Philippe Huguen/AFP/Getty Images.

"It just seemed to me that the pressing issue is the kids who are unaccompanied and living in awful conditions," Law said in a video by The Guardian. "It seems that their plight needed to be highlighted."

He went on to explain that the demolition will take out "key communal centers," like a women and children's center, a youth center, mosques, and a clinic.

6. Law isn't the only public figure hoping to stop officials from demolishing the camp.

He's one of 145 people of influence — including Idris Elba, Helena Bonham Carter, Richard Branson, Benedict Cumberbatch, and Stephen Fry — who've signed an open letter from the group Help Refugees addressed to U.K. Prime Minister David Cameron to up efforts helping the inhabitants, particularly children, in Calais.

Philippe Huguen/AFP/Getty Images.

The U.K. government is feeling the heat from activists to take action because many of the migrants and refugees staying in Calais, which is near the English Channel, came in hopes of making it into Britain, where many have family members.

“This is a humanitarian crisis that needs to be acknowledged as such," the letter reads. "And it is imperative that we do everything we can to help these innocent and highly vulnerable refugees, especially the minors, as swiftly as is humanly possible.”

7. The problem in Calais is part of a much larger global crisis.

Philippe Huguen/AFP/Getty Images.

In case you haven't tuned in to the news recently, the entire world has been grappling in recent years with how to handle the massive influx of refugees out of war-torn regions of the Middle East and Africa.
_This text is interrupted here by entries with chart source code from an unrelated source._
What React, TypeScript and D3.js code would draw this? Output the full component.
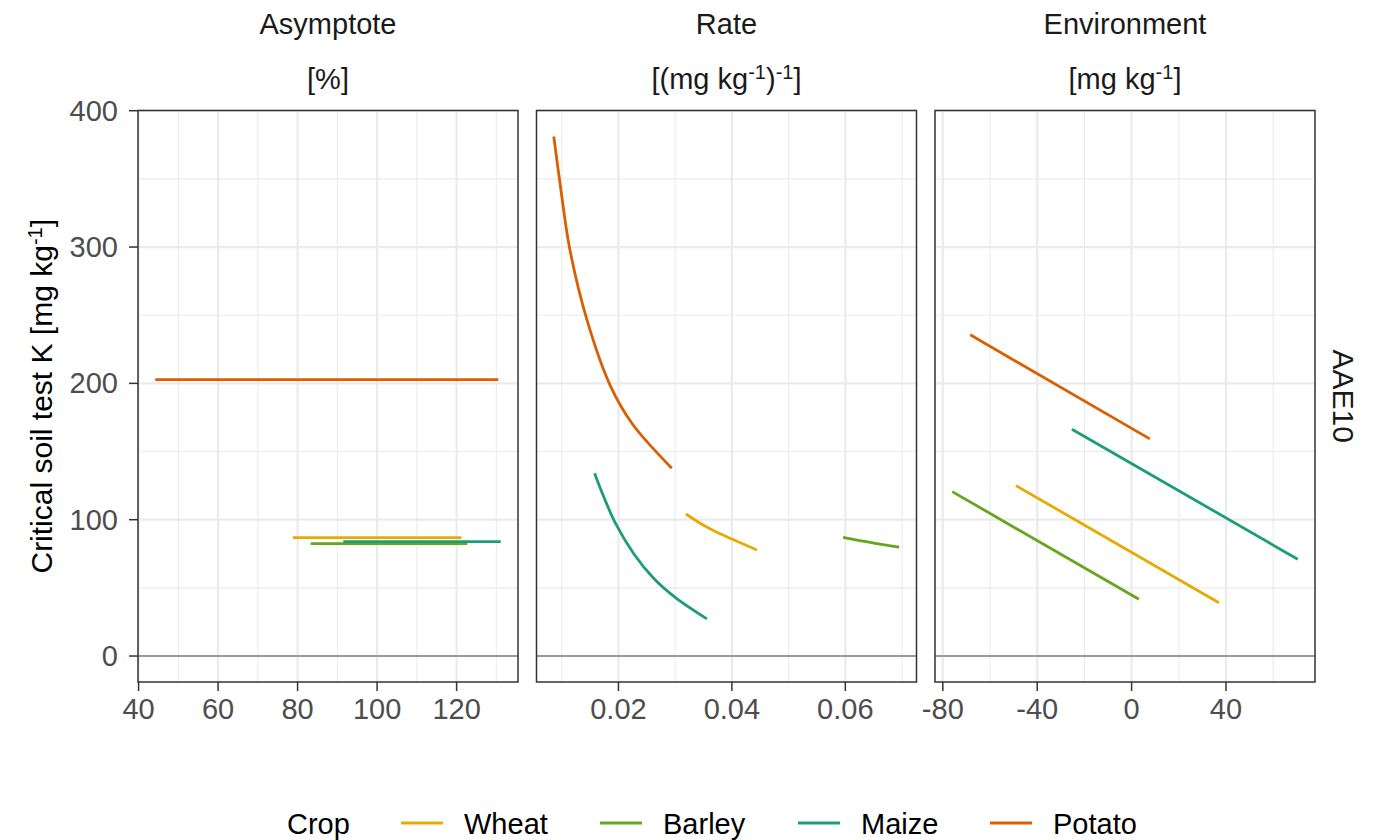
import React from "react";
import * as d3 from "d3";

// facets and crops
const facetNames = ["Asymptote", "Rate", "Environment"];
const crops = ["Wheat", "Barley", "Maize", "Potato"];
const cropColors = ["#E6AB02", "#66A61E", "#1B9E77", "#D95F02"];

// x ticks per facet
const asymTicks = [40, 60, 80, 100, 120];
const rateTicks = [0.02, 0.04, 0.06];
const envTicks = [-80, -40, 0, 40];
const yTicks = [0, 100, 200, 300, 400];

// Asymptote [%] vs critical K
const asymWheat = [[78.8, 86.8], [121.2, 86.8]];
const asymBarley = [[83.3, 82.4], [122.7, 82.4]];
const asymMaize = [[91.5, 83.9], [131.1, 83.9]];
const asymPotato = [[44.2, 202.8], [130.5, 202.8]];

// Rate vs critical K
const rateWheat = [[0.0319, 104.2], [0.0344, 97.4], [0.037, 91.5], [0.04, 85.8], [0.0444, 77.8]];
const rateBarley = [[0.0596, 87.1], [0.0646, 83.2], [0.0695, 79.8]];
const rateMaize = [[0.0158, 134], [0.0169, 122], [0.0194, 98], [0.0227, 75], [0.0262, 57], [0.03, 43], [0.0356, 27.2]];
const ratePotato = [[0.0086, 381.1], [0.00976, 345], [0.0114, 299], [0.01449, 246], [0.0186, 198], [0.0225, 170], [0.0294, 137.8]];

// Environment vs critical K
const envWheat = [[-49, 125], [37, 39.1]];
const envBarley = [[-76, 120.6], [3.1, 41.6]];
const envMaize = [[-25.3, 166.4], [70.4, 71]];
const envPotato = [[-68.4, 235.6], [7.7, 159.3]];

const facetData = [
  [asymWheat, asymBarley, asymMaize, asymPotato],
  [rateWheat, rateBarley, rateMaize, ratePotato],
  [envWheat, envBarley, envMaize, envPotato],
];
const facetTicks = [asymTicks, rateTicks, envTicks];
const tickFormat = [(d) => String(d), (d) => d3.format(".2f")(d), (d) => String(d)];

const font = "'Liberation Sans', Arial, Helvetica, sans-serif";
const W = 1378, H = 840;
const top = 110.5, bottom = 682;
const panelLeft = [138, 536.5, 935];
const panelW = 380;

// ggplot-like 5% expansion
const expand = ([a, b]) => [a - 0.05 * (b - a), b + 0.05 * (b - a)];

// label parts: plain strings, or {sup} for a superscript
const renderParts = (parts) => {
  let shifted = false;
  return parts.map((p, i) => {
    if (typeof p === "string") {
      const dy = shifted ? 10 : 0;
      shifted = false;
      return <tspan key={i} dy={dy}>{p}</tspan>;
    }
    shifted = true;
    return <tspan key={i} dy={-10} fontSize={20}>{p.sup}</tspan>;
  });
};

const App = () => {
  const allY = facetData.flat(2).map((p) => p[1]).concat([0]);
  const y = d3.scaleLinear().domain(expand(d3.extent(allY))).range([bottom, top]);
  const yMinor = [50, 150, 250, 350];
  const line = (x) => d3.line().x((d) => x(d[0])).y((d) => y(d[1])).curve(d3.curveCatmullRom.alpha(0.5));

  const stripLabels = [
    ["[%]"],
    ["[(mg kg", { sup: "-1" }, ")", { sup: "-1" }, "]"],
    ["[mg kg", { sup: "-1" }, "]"],
  ];

  const panels = facetData.map((series, i) => {
    const xs = series.flat().map((p) => p[0]);
    const x = d3.scaleLinear().domain(expand(d3.extent(xs))).range([panelLeft[i], panelLeft[i] + panelW]);
    const ticks = facetTicks[i];
    const step = ticks[1] - ticks[0];
    const minor = d3.range(ticks[0] - step / 2, ticks[ticks.length - 1] + step, step)
      .filter((v) => v >= x.domain()[0] && v <= x.domain()[1]);
    const cx = panelLeft[i] + panelW / 2;
    return (
      <g key={facetNames[i]}>
        <rect x={panelLeft[i]} y={top} width={panelW} height={bottom - top} fill="#fff" />
        {yMinor.map((v) => (
          <line key={"ym" + v} x1={panelLeft[i]} x2={panelLeft[i] + panelW} y1={y(v)} y2={y(v)} stroke="#EBEBEB" strokeWidth={1.1} />
        ))}
        {minor.map((v) => (
          <line key={"xm" + v} x1={x(v)} x2={x(v)} y1={top} y2={bottom} stroke="#EBEBEB" strokeWidth={1.1} />
        ))}
        {yTicks.map((v) => (
          <line key={"yM" + v} x1={panelLeft[i]} x2={panelLeft[i] + panelW} y1={y(v)} y2={y(v)} stroke="#EBEBEB" strokeWidth={2.2} />
        ))}
        {ticks.map((v) => (
          <line key={"xM" + v} x1={x(v)} x2={x(v)} y1={top} y2={bottom} stroke="#EBEBEB" strokeWidth={2.2} />
        ))}
        <line x1={panelLeft[i]} x2={panelLeft[i] + panelW} y1={y(0)} y2={y(0)} stroke="#999999" strokeWidth={2.2} />
        {series.map((pts, k) => (
          <path key={crops[k]} d={line(x)(pts)} fill="none" stroke={cropColors[k]} strokeWidth={2.8} />
        ))}
        <rect x={panelLeft[i]} y={top} width={panelW} height={bottom - top} fill="none" stroke="#333333" strokeWidth={1.5} />
        {ticks.map((v) => (
          <g key={"t" + v}>
            <line x1={x(v)} x2={x(v)} y1={bottom} y2={bottom + 9} stroke="#333333" strokeWidth={1.5} />
            <text x={x(v)} y={719} textAnchor="middle" fontSize={29} fill="#4D4D4D">{tickFormat[i](v)}</text>
          </g>
        ))}
        <text x={cx} y={34} textAnchor="middle" fontSize={29} fill="#1A1A1A">{facetNames[i]}</text>
        <text x={cx} y={89} textAnchor="middle" fontSize={29} fill="#1A1A1A">{renderParts(stripLabels[i])}</text>
      </g>
    );
  });

  const legendX = [401, 600, 798, 990];

  return (
    <svg width={W} height={H} style={{ position: "absolute", left: 0, top: 0, fontFamily: font }}>
      <rect width={W} height={H} fill="#fff" />
      {panels}
      {yTicks.map((v) => (
        <g key={"yt" + v}>
          <line x1={panelLeft[0] - 9} x2={panelLeft[0]} y1={y(v)} y2={y(v)} stroke="#333333" strokeWidth={1.5} />
          <text x={118} y={y(v) + 10} textAnchor="end" fontSize={29} fill="#4D4D4D">{v}</text>
        </g>
      ))}
      <text transform={`translate(52,${(top + bottom) / 2}) rotate(-90)`} textAnchor="middle" fontSize={30} fill="#000">
        {renderParts(["Critical soil test K [mg kg", { sup: "-1" }, "]"])}
      </text>
      <text transform={`translate(1333,${(top + bottom) / 2}) rotate(90)`} textAnchor="middle" fontSize={30} fill="#1A1A1A">AAE10</text>
      <text x={287} y={834} fontSize={29} fill="#000">Crop</text>
      {crops.map((c, k) => (
        <g key={c}>
          <line x1={legendX[k]} x2={legendX[k] + 42} y1={823} y2={823} stroke={cropColors[k]} strokeWidth={3} />
          <text x={legendX[k] + 63} y={834} fontSize={29} fill="#000">{c}</text>
        </g>
      ))}
    </svg>
  );
};

export default App;
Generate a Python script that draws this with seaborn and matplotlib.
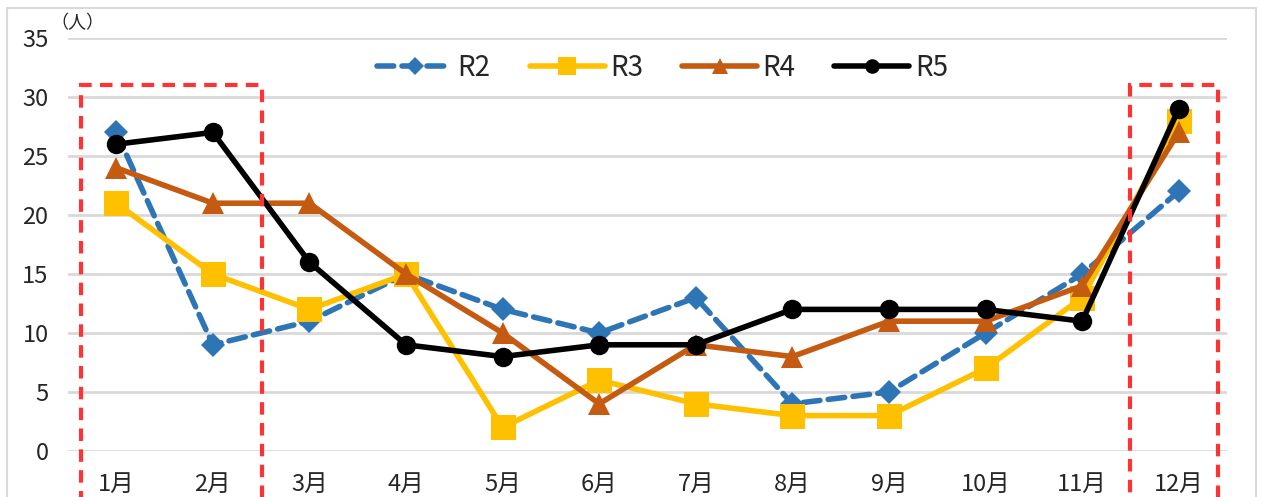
import pandas as pd
import seaborn as sns
import matplotlib.pyplot as plt
from matplotlib.patches import Rectangle

months = ["1月", "2月", "3月", "4月", "5月", "6月", "7月", "8月", "9月", "10月", "11月", "12月"]
r2 = [27, 9, 11, 15, 12, 10, 13, 4, 5, 10, 15, 22]
r3 = [21, 15, 12, 15, 2, 6, 4, 3, 3, 7, 13, 28]
r4 = [24, 21, 21, 15, 10, 4, 9, 8, 11, 11, 14, 27]
r5 = [26, 27, 16, 9, 8, 9, 9, 12, 12, 12, 11, 29]
y_ticks = [0, 5, 10, 15, 20, 25, 30, 35]

sns.set_style("white")
plt.rcParams["font.family"] = ["Noto Sans CJK JP", "DejaVu Sans"]

styles = [
    ("R2", r2, "#2e75b6", "D", 12, (3, 1.5)),
    ("R3", r3, "#ffc000", "s", 18, None),
    ("R4", r4, "#c55a11", "^", 16, None),
    ("R5", r5, "#000000", "o", 14, None),
]

fig = plt.figure(figsize=(12.61, 4.97), dpi=100)
ax = fig.add_axes([68 / 1261, 1 - 451 / 497, (1227 - 68) / 1261, (451 - 38) / 497])

# outer chart frame
fig.patches.append(Rectangle((7 / 1261, -0.1), (1256 - 7) / 1261, 1.1 - 8 / 497,
                             transform=fig.transFigure, fill=False,
                             edgecolor="#d9d9d9", linewidth=1.5))

for label, vals, color, marker, ms, dash in styles:
    df = pd.DataFrame({"month": months, "value": vals})
    sns.lineplot(data=df, x="month", y="value", ax=ax, color=color, linewidth=4,
                 marker=marker, markersize=ms, markeredgewidth=0, label=label,
                 sort=False, zorder=3)
    if dash is not None:
        ax.lines[-1].set_dashes(dash)
        ax.lines[-1].set_dash_capstyle("round")

ax.set_ylim(0, 35)
ax.set_xlim(-0.5, 11.5)
ax.set_yticks(y_ticks)
ax.grid(axis="y", color="#d9d9d9", linewidth=2)
ax.set_axisbelow(True)
for s in ax.spines.values():
    s.set_visible(False)
ax.tick_params(axis="both", length=0, labelsize=17)
ax.tick_params(axis="x", pad=16)
ax.tick_params(axis="y", pad=14)
ax.set_xlabel("")
ax.set_ylabel("")

ax.text(-0.015, 1.035, "（人）", transform=ax.transAxes, fontsize=13, ha="left", va="center")

# highlight boxes
for x0, x1 in [(-0.365, 1.51), (10.5, 11.41)]:
    ax.add_patch(Rectangle((x0, -8), x1 - x0, 31 + 8, fill=False, edgecolor="#ff3333",
                           linewidth=3, linestyle=(0, (3, 2)), clip_on=False, zorder=5))

ax.legend(loc="center", bbox_to_anchor=(0.513, 0.927), ncol=4, frameon=False,
          fontsize=20, handlelength=2.7, handletextpad=0.2, columnspacing=1.4,
          markerscale=0.75)

fig.savefig("out.png", dpi=100)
In the U.S., the debate over if we should accept refugees (and, if so, how many) has been a point of contention throughout the presidential campaign, with candidates' views ranging dramatically — from significantly upping the number of refugees the country lets in to banning all Muslims from even entering the country.

After learning about the brutal conditions these families and children are living in, the former is certainly more humane and reasonable than leaving them all out in the cold.